━━━━━ Dataset excerpt
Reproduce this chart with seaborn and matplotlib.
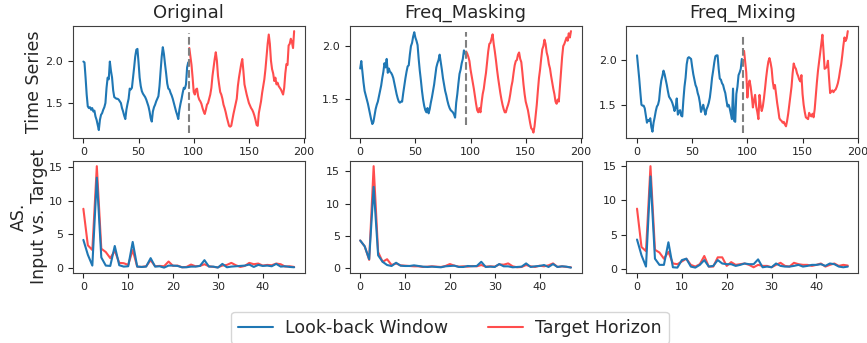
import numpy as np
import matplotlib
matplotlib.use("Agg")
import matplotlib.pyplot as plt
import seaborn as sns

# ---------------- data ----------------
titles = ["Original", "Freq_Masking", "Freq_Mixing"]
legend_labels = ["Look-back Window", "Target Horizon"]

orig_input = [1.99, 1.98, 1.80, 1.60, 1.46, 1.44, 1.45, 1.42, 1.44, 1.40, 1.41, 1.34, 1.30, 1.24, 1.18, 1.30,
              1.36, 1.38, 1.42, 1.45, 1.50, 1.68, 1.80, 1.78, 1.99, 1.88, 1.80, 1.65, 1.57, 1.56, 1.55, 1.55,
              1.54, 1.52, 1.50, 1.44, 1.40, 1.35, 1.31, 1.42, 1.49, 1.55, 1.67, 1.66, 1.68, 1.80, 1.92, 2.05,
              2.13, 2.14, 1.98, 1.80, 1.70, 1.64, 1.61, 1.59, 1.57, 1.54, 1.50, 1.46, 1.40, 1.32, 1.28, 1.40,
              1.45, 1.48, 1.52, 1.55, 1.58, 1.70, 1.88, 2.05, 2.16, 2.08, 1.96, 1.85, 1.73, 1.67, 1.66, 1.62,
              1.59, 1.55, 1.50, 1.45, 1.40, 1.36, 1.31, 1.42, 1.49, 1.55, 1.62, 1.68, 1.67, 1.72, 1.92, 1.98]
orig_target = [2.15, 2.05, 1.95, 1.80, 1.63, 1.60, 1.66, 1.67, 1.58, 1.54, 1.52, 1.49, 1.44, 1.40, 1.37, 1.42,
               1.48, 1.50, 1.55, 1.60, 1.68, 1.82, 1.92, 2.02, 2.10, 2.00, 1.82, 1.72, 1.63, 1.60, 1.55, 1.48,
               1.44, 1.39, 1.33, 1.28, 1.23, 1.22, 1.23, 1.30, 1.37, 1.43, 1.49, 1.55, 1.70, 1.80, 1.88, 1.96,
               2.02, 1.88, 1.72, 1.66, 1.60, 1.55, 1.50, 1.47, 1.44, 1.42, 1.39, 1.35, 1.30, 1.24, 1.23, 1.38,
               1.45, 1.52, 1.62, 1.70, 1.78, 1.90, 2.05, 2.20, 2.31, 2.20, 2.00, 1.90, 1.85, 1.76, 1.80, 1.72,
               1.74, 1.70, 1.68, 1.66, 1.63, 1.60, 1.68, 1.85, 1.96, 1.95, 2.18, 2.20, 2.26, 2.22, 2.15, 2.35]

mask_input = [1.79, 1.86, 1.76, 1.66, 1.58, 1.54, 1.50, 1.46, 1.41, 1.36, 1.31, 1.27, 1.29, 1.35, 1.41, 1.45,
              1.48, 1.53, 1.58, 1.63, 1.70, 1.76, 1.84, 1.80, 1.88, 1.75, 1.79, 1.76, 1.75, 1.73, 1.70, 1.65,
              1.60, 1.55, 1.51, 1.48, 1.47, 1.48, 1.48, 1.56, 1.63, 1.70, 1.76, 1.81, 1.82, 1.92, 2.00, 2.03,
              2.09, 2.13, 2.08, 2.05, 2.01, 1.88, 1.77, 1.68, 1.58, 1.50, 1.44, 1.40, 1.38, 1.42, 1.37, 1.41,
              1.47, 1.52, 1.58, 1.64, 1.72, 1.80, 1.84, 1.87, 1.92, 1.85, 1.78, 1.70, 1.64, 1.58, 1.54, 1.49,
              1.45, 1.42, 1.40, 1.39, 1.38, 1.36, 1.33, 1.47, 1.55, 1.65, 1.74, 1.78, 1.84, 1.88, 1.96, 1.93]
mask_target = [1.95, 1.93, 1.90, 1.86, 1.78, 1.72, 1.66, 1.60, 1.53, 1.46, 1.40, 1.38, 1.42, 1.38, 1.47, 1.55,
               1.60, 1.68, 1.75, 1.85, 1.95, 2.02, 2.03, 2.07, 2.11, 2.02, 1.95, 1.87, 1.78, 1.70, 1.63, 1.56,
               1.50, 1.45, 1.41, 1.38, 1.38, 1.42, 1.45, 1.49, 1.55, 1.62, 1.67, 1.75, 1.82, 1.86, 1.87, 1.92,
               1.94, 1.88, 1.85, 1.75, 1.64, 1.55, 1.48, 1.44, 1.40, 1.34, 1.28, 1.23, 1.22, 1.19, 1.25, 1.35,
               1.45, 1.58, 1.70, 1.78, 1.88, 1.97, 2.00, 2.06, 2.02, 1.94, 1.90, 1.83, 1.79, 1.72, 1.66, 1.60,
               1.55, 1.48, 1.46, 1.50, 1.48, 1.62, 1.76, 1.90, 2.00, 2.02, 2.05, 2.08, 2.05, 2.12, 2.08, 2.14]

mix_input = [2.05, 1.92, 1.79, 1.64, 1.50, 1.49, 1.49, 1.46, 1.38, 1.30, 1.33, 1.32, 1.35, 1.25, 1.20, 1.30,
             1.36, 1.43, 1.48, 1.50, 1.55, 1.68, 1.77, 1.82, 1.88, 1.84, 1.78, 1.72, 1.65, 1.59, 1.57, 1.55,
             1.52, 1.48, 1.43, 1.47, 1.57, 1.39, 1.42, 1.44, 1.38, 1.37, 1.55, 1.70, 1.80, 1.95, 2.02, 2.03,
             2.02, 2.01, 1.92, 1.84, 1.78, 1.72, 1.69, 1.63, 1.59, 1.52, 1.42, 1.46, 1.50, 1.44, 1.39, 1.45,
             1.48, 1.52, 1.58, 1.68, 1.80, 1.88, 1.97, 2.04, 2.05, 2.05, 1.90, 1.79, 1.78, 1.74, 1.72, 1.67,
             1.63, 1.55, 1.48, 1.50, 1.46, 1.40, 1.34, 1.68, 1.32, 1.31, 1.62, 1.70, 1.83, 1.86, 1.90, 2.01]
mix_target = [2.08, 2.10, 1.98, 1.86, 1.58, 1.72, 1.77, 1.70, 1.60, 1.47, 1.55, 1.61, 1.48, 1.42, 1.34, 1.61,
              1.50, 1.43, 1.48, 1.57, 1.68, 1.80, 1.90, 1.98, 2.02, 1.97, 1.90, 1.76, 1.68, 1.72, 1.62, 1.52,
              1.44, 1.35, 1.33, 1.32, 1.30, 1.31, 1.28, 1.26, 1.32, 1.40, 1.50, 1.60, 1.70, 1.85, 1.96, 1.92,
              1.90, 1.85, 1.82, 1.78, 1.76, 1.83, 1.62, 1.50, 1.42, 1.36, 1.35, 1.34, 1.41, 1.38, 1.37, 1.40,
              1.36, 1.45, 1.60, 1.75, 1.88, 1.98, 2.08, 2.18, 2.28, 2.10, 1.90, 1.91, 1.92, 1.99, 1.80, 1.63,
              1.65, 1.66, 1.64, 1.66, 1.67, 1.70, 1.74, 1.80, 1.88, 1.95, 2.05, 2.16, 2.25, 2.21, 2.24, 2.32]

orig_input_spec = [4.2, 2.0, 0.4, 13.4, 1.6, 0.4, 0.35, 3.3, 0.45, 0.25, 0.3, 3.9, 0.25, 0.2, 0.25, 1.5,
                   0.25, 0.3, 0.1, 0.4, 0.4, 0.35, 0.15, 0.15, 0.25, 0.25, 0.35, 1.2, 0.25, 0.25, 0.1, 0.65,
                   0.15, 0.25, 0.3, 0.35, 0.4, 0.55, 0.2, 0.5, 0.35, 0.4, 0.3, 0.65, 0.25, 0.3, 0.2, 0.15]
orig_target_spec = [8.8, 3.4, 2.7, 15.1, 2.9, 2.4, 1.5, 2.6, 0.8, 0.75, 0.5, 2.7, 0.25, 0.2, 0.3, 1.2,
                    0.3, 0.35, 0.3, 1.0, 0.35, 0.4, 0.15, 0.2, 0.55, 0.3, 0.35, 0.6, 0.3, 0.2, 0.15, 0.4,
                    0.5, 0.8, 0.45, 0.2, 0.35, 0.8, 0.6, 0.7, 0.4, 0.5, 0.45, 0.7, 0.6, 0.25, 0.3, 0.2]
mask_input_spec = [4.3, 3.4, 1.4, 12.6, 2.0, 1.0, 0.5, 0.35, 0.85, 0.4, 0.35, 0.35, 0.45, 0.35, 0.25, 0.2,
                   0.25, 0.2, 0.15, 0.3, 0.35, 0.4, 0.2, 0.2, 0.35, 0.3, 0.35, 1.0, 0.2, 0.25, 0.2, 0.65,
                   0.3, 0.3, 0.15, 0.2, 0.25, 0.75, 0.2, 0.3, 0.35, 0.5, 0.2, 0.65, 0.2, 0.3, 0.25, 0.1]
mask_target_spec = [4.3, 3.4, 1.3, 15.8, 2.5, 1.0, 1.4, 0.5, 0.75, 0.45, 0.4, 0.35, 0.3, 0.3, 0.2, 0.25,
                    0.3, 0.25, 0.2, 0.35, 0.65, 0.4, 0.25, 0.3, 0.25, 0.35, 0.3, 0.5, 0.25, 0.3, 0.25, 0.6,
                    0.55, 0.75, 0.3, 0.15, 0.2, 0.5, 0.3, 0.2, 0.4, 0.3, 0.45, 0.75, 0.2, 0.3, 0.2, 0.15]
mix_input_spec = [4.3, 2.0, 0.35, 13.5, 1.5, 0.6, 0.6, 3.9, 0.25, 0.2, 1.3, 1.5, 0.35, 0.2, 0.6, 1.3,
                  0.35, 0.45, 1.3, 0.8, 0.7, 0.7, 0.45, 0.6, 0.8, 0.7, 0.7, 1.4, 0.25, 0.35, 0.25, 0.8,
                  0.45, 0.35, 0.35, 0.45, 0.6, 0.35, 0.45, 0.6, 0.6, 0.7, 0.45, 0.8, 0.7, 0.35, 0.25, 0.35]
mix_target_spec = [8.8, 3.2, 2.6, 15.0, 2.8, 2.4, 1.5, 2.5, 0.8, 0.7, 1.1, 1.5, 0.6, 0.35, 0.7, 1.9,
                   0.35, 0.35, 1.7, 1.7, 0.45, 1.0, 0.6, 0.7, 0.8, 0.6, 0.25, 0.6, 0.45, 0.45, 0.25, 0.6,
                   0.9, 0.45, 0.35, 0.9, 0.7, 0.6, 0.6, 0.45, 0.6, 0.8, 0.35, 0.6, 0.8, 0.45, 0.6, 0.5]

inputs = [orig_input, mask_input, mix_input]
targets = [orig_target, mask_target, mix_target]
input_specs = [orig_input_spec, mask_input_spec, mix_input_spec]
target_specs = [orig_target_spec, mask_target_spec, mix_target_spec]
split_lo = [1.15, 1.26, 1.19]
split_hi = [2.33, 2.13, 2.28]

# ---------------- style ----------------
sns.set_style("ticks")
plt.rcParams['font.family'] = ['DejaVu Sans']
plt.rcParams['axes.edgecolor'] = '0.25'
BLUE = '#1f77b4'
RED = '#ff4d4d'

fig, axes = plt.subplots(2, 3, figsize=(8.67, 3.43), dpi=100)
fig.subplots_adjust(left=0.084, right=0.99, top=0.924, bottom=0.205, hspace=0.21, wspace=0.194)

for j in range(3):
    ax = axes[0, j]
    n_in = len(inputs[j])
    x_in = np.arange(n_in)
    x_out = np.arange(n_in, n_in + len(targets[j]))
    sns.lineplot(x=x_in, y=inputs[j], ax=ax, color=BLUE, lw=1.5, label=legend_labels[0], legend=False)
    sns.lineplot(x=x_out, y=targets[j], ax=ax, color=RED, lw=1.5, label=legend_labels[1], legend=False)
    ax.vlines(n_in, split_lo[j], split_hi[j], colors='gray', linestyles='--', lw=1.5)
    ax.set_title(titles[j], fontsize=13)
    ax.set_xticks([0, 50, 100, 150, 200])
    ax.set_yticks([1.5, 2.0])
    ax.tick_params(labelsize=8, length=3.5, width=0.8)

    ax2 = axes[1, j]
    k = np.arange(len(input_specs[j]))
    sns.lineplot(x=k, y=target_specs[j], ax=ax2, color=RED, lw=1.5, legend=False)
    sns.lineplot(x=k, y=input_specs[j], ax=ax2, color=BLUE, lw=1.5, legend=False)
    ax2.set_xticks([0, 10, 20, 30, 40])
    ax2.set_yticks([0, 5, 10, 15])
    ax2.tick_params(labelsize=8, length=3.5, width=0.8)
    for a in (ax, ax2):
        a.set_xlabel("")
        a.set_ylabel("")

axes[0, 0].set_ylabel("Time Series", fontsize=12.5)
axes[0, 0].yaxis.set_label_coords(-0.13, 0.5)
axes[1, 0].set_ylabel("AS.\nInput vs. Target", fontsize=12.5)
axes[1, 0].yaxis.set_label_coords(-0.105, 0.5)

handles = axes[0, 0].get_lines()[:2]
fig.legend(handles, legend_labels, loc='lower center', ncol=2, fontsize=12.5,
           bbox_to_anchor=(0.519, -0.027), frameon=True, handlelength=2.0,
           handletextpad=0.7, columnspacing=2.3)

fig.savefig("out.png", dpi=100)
━━━━━━━━━━
Restate exactly, please, only the lines between the start of the data and the line containing "2.22, 2.15, 2.35]", both ends included, skipping the pictures.

# [Task response]
Reproduce this chart with seaborn and matplotlib.
import numpy as np
import matplotlib
matplotlib.use("Agg")
import matplotlib.pyplot as plt
import seaborn as sns

# ---------------- data ----------------
titles = ["Original", "Freq_Masking", "Freq_Mixing"]
legend_labels = ["Look-back Window", "Target Horizon"]

orig_input = [1.99, 1.98, 1.80, 1.60, 1.46, 1.44, 1.45, 1.42, 1.44, 1.40, 1.41, 1.34, 1.30, 1.24, 1.18, 1.30,
              1.36, 1.38, 1.42, 1.45, 1.50, 1.68, 1.80, 1.78, 1.99, 1.88, 1.80, 1.65, 1.57, 1.56, 1.55, 1.55,
              1.54, 1.52, 1.50, 1.44, 1.40, 1.35, 1.31, 1.42, 1.49, 1.55, 1.67, 1.66, 1.68, 1.80, 1.92, 2.05,
              2.13, 2.14, 1.98, 1.80, 1.70, 1.64, 1.61, 1.59, 1.57, 1.54, 1.50, 1.46, 1.40, 1.32, 1.28, 1.40,
              1.45, 1.48, 1.52, 1.55, 1.58, 1.70, 1.88, 2.05, 2.16, 2.08, 1.96, 1.85, 1.73, 1.67, 1.66, 1.62,
              1.59, 1.55, 1.50, 1.45, 1.40, 1.36, 1.31, 1.42, 1.49, 1.55, 1.62, 1.68, 1.67, 1.72, 1.92, 1.98]
orig_target = [2.15, 2.05, 1.95, 1.80, 1.63, 1.60, 1.66, 1.67, 1.58, 1.54, 1.52, 1.49, 1.44, 1.40, 1.37, 1.42,
               1.48, 1.50, 1.55, 1.60, 1.68, 1.82, 1.92, 2.02, 2.10, 2.00, 1.82, 1.72, 1.63, 1.60, 1.55, 1.48,
               1.44, 1.39, 1.33, 1.28, 1.23, 1.22, 1.23, 1.30, 1.37, 1.43, 1.49, 1.55, 1.70, 1.80, 1.88, 1.96,
               2.02, 1.88, 1.72, 1.66, 1.60, 1.55, 1.50, 1.47, 1.44, 1.42, 1.39, 1.35, 1.30, 1.24, 1.23, 1.38,
               1.45, 1.52, 1.62, 1.70, 1.78, 1.90, 2.05, 2.20, 2.31, 2.20, 2.00, 1.90, 1.85, 1.76, 1.80, 1.72,
               1.74, 1.70, 1.68, 1.66, 1.63, 1.60, 1.68, 1.85, 1.96, 1.95, 2.18, 2.20, 2.26, 2.22, 2.15, 2.35]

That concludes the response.